- Theatrical release poster
- Directed by: Howard Zuker Neil Cohen
- Written by: Neil Cohen Nancy Zuker Howard Zuker
- Produced by: Norman Leigh Neil Cohen Nancy Zuker Howard Zuker
- Starring: Allen Garfield Zack Norman Allan Arbus Ed Lauter Manu Tupou
- Music by: Andrew Asch
- Release date: 2016;
- Running time: 75 minutes
- Country: United States
- Language: English
- Budget: $187,966

= Chief Zabu =

Chief Zabu is a long-unreleased film that was written, produced and directed by Neil Cohen and Zack Norman (under his birth name, Howard Zuker). It is a socio-political comedy about a New York real estate developer who tries to take over a Polynesian nation. The film starred Norman, Allen Garfield and Allan Arbus. Production began in 1986 but, due to various issues, Cohen and Norman were unable to complete the film until 2016. It premiered at Laemmle Theatres' Monica Film Center on October 28, 2016 and screened a week later, on November 7, at the Fort Lauderdale International Film Festival ("FLIFF"). Trailers and clips are available through both Vimeo and YouTube. On August 16, 2017, Zabu's co-writer/directors were pictured on the front page of the New York Times Arts Section with a history of the film's unique and unusual journey.

A long running advertisement for the film in Variety was the source of a recurring joke on Mystery Science Theater 3000.

== Synopsis ==
The film follows an ambitious New York realtor who dreams of political power and decides to accomplish this by taking over a Polynesian nation.

== Cast ==
- Allen Garfield as Ben Sydney
- Zack Norman as Sammy Brooks
- Allan Arbus as George Dankworth
- Marianna Hill as Jennifer Holding
- Manu Tupou as Chief Henri Zabu
- Ed Lauter as Skip Keisel
- Joseph Warren as Arthur Keisel
- Betty Karlen as Linda Gato
- Shirley Stoler as Joan Ironwood
- Lucianne Buchanan as Monica Keisel
- Ferdinand Mayne as Seth the Butler
- Charles Siegal as Seth's Assistant
- Tom Nardini as the Gatekeeper
- Harsh Nayyar as the Prime Minister

==Merchandise==
At his TeePublic website, American entrepreneur Josh Abramson offers a T-shirt bearing an image of the Variety advertisement that ran consistently between 1985 and 1988.

==Reception==
Film writer Larry Langman saw the "poorly received" 1980s preview version and dismissed the film as "ineptly produced comedy."

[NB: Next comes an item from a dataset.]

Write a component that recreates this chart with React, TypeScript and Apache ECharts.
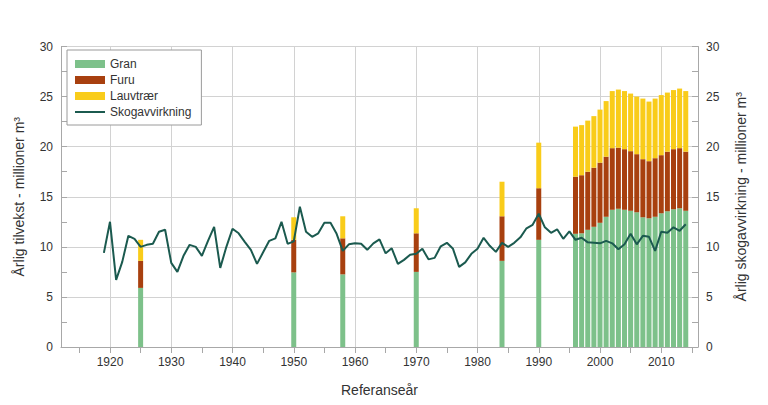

Reviewing the 2016 release, Sheri Linden of The Hollywood Reporter gave the film a mixed review, calling its comedy "uneven", while still retaining "a satirical bite." Michael Rechtshaffen of the Los Angeles Times called it a "tiresomely talky would-be satire" that "plays like bargain basement Barry Levinson".

In anticipation of the film's screening at FLIFF, a Fort Lauderdale restaurant introduced a specialty cocktail named the "Chief Zabu".

Following a series of festival and awards-qualifying screening runs, blogger Chad Sternberger of the popular website The Studio Exec implored Hollywood distributors: "For heaven's sake could someone please release Chief Zabu." The film was one of 336 titles to qualify for the 89th Academy Awards.

Actress Marianna Hill, one of the stars of the film, spoke at length about her experience working on Chief Zabu on the movie/TV blog "Hill Place".